US President Donald Trump has announced a significant increase in the one-time cost of H-1B visas to $100,000, initially raising concerns about its impact on Indian IT stocks. However, recent analysis suggests that the effect may be less severe than anticipated.

Reduced Dependence on H-1B Visas

Indian IT vendors have significantly reduced their reliance on H-1B visas over the past decade through localization efforts in the US and increased local hiring. Currently:

  • Only about 20% of employees work on-site
  • 20-30% of on-site workers hold H-1B visas
  • H-1B visa holders represent just 3-5% of the total active workforce for typical Indian IT vendors

Key Points of the Visa Fee Hike

  • The new fee of $100,000 applies only to new H-1B petitions
  • Existing H-1B visa holders and renewals are not affected by this increase

Impact on Indian IT Companies

Due to the reduced reliance on H-1B visas, Motilal Oswal suggests that potential fee increases would likely have a muted impact on earnings per share.

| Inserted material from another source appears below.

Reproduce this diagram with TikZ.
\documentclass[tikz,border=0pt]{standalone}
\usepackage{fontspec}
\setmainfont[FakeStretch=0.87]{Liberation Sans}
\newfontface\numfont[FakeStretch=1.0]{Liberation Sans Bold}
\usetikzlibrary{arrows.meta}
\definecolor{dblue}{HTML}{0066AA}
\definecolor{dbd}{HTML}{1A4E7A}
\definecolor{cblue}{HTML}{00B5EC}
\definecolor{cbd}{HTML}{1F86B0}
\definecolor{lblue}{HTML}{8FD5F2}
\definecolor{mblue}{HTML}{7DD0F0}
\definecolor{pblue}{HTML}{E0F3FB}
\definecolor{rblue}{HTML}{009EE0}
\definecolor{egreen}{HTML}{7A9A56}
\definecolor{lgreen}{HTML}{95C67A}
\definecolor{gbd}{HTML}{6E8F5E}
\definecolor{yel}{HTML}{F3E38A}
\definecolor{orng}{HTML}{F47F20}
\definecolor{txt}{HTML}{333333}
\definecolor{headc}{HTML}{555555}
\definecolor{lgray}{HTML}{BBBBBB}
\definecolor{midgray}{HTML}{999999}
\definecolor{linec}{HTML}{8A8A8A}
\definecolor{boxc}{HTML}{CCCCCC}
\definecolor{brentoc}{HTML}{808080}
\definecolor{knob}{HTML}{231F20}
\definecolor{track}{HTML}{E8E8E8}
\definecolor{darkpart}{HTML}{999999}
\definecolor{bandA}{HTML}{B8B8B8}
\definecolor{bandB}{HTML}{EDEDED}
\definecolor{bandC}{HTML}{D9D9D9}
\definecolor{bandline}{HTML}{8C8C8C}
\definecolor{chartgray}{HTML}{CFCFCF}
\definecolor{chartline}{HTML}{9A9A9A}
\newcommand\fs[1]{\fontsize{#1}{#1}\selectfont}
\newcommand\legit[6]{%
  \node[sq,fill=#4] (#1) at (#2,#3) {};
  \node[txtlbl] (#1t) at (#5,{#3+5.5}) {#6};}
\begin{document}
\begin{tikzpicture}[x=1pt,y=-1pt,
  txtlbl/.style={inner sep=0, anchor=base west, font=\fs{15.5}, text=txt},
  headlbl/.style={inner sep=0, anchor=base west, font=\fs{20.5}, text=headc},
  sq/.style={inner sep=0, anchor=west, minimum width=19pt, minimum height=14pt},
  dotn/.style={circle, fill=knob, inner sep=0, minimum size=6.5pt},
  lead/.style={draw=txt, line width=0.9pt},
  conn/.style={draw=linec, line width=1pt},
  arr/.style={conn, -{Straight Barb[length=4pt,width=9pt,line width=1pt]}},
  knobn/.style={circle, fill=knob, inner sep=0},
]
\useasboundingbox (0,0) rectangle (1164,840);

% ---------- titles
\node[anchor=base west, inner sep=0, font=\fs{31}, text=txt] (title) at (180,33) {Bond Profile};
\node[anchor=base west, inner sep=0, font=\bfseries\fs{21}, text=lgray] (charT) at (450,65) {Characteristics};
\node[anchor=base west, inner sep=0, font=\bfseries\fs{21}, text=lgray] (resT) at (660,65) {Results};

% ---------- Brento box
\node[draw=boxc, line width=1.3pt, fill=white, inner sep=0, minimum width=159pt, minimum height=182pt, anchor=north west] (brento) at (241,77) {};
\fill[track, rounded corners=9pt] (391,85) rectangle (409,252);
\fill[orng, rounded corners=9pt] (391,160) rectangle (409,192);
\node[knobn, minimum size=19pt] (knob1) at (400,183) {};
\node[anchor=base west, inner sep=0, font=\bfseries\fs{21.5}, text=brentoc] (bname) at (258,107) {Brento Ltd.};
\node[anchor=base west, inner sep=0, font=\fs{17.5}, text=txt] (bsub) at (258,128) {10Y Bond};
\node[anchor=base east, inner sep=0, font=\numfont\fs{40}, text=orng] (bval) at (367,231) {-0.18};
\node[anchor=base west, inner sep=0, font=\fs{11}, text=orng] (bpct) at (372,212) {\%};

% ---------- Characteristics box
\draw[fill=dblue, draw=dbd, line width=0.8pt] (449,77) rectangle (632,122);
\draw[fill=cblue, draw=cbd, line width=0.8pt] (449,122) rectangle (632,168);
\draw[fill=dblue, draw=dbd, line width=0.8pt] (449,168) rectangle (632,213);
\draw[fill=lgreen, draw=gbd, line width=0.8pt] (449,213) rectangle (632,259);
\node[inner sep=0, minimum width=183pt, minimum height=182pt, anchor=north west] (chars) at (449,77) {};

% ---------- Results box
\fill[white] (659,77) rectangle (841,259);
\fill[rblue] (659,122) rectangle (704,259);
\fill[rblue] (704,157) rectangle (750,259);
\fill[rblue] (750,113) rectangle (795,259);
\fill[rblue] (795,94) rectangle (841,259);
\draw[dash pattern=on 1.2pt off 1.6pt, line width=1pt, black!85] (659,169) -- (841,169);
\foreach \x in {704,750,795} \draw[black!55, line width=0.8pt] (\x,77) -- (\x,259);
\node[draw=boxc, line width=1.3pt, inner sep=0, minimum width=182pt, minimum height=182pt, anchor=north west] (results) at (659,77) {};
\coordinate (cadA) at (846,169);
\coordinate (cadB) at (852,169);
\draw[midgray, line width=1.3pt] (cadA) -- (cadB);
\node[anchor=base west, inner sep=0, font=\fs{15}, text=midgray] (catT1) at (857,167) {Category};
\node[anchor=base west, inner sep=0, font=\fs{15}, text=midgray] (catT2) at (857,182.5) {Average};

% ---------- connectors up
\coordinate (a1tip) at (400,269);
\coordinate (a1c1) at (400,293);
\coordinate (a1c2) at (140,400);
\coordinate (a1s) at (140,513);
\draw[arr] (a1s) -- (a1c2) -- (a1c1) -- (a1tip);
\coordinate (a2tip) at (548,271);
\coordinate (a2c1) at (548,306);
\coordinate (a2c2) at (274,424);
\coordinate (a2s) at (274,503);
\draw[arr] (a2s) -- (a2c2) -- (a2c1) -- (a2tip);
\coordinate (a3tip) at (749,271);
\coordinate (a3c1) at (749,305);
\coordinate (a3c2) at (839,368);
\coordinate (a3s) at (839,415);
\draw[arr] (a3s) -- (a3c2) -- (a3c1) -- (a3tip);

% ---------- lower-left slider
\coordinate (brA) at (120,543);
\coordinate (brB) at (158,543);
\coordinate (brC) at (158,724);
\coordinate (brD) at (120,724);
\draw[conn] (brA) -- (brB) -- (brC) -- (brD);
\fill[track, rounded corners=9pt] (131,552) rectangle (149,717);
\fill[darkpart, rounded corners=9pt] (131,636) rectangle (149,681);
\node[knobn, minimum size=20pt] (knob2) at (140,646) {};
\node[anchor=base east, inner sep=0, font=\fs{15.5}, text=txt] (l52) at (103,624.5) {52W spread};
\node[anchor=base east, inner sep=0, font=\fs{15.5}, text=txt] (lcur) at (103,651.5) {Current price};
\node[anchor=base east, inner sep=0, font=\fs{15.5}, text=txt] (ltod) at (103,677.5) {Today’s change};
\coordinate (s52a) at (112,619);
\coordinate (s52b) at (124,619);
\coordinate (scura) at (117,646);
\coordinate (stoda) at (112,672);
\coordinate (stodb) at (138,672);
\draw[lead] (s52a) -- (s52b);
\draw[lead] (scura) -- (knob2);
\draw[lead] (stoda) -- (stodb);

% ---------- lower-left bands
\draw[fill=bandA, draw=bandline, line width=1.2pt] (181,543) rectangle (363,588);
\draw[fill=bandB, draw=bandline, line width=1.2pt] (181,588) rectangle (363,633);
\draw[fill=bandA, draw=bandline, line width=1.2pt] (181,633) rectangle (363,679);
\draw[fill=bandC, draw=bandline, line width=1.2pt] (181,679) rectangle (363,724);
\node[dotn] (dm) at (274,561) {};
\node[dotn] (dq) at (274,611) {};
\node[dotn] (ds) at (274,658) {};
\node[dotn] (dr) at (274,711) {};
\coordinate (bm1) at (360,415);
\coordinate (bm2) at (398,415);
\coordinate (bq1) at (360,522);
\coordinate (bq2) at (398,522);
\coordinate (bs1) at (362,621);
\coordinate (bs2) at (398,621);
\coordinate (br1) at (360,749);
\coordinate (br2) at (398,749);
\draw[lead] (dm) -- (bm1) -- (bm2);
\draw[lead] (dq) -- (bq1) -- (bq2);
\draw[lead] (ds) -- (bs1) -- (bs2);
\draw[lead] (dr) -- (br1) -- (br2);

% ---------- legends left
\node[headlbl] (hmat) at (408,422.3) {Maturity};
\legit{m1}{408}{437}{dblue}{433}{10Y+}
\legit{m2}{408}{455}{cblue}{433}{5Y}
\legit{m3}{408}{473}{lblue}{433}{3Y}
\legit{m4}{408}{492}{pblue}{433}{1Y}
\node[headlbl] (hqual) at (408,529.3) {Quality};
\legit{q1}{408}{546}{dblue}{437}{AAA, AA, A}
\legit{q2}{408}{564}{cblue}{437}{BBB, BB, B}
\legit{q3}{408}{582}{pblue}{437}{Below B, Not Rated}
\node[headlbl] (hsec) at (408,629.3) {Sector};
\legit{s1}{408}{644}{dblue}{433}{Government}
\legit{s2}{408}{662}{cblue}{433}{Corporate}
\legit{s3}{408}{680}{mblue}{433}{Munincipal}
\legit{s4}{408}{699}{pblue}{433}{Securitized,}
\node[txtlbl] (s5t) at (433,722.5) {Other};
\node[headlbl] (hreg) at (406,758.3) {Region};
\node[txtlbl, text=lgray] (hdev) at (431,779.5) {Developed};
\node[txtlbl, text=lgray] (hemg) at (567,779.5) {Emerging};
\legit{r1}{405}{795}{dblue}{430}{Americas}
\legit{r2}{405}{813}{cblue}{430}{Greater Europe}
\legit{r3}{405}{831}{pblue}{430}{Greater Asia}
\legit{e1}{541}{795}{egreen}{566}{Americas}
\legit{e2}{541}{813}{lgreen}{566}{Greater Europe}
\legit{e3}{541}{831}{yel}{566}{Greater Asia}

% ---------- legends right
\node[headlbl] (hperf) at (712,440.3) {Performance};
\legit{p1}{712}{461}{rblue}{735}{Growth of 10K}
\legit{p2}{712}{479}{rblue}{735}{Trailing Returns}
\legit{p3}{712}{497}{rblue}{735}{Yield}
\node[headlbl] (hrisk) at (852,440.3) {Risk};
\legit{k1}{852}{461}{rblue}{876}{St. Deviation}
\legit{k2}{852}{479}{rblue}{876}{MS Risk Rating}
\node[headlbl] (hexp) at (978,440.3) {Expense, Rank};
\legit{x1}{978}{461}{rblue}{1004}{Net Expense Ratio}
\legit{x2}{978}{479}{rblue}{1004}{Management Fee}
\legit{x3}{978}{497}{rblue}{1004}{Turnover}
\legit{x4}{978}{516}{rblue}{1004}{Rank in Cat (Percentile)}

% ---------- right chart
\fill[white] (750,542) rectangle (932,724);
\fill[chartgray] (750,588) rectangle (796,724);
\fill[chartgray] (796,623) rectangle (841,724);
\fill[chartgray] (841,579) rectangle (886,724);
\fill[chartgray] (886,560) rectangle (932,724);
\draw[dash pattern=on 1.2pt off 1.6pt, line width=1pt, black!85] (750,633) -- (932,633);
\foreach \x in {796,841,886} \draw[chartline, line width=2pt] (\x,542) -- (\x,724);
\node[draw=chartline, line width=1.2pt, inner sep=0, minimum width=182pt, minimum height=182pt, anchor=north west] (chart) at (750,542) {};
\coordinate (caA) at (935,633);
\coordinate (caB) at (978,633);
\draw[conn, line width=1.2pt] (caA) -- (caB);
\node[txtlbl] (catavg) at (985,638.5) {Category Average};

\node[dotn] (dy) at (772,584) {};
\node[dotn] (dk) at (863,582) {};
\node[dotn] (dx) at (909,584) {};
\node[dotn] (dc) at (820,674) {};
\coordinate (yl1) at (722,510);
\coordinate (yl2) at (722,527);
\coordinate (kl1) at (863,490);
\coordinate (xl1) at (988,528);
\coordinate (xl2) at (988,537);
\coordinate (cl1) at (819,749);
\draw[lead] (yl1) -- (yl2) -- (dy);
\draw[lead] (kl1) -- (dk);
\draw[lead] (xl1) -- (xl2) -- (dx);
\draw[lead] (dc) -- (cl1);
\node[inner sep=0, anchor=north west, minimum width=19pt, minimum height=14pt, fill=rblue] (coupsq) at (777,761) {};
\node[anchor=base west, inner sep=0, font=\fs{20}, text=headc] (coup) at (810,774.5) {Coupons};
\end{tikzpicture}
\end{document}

However, analysts anticipate that this move may put some pressure on IT companies to consider:

  1. Shifting more jobs to India
  2. Increasing charges to their clients

Differential Impact on IT Firms

  • Larger firms like Tata Consultancy Services (TCS), Infosys, and Wipro are expected to manage the near-term costs better
  • Mid-tier companies with higher dependence on fresh H-1B approvals may face more significant challenges

Current Market Performance

The Indian IT sector has been facing headwinds, as evidenced by the year-to-date performance of major IT stocks:

Company YTD Decline
TCS 23.00%
Infosys 18.00%
Wipro 14.60%

Market Sentiment and Analyst Opinions

While the IT sector had recently shown signs of recovery, the investment community remains divided on the best strategy moving forward:

  • Some analysts advise gradual portfolio rebalancing
  • Others recommend caution, citing expensive valuations relative to growth rates

Expert Insights on H-1B Visa Impact

Helios Capital founder Samir Arora provides additional perspective on the H-1B visa executive order:

  • Estimates a limited impact of 5% or less on Indian IT companies
  • Advises companies to clearly communicate their response strategies
  • Suggests announcing plans for increased hiring of US citizens and green card holders
  • Criticizes Indian companies for claiming no impact, arguing this approach could provoke stronger future restrictions

Arora emphasizes the importance of addressing the issue openly, even if the impact is limited. He suggests that by downplaying the effects, Indian IT companies may inadvertently signal that they don't require government or public support.

As the Indian IT sector adapts to this new challenge, investors and industry watchers will be closely monitoring how companies navigate the changing regulatory landscape. The market's reaction in the coming days will be crucial in determining the short-term trajectory of Indian IT stocks.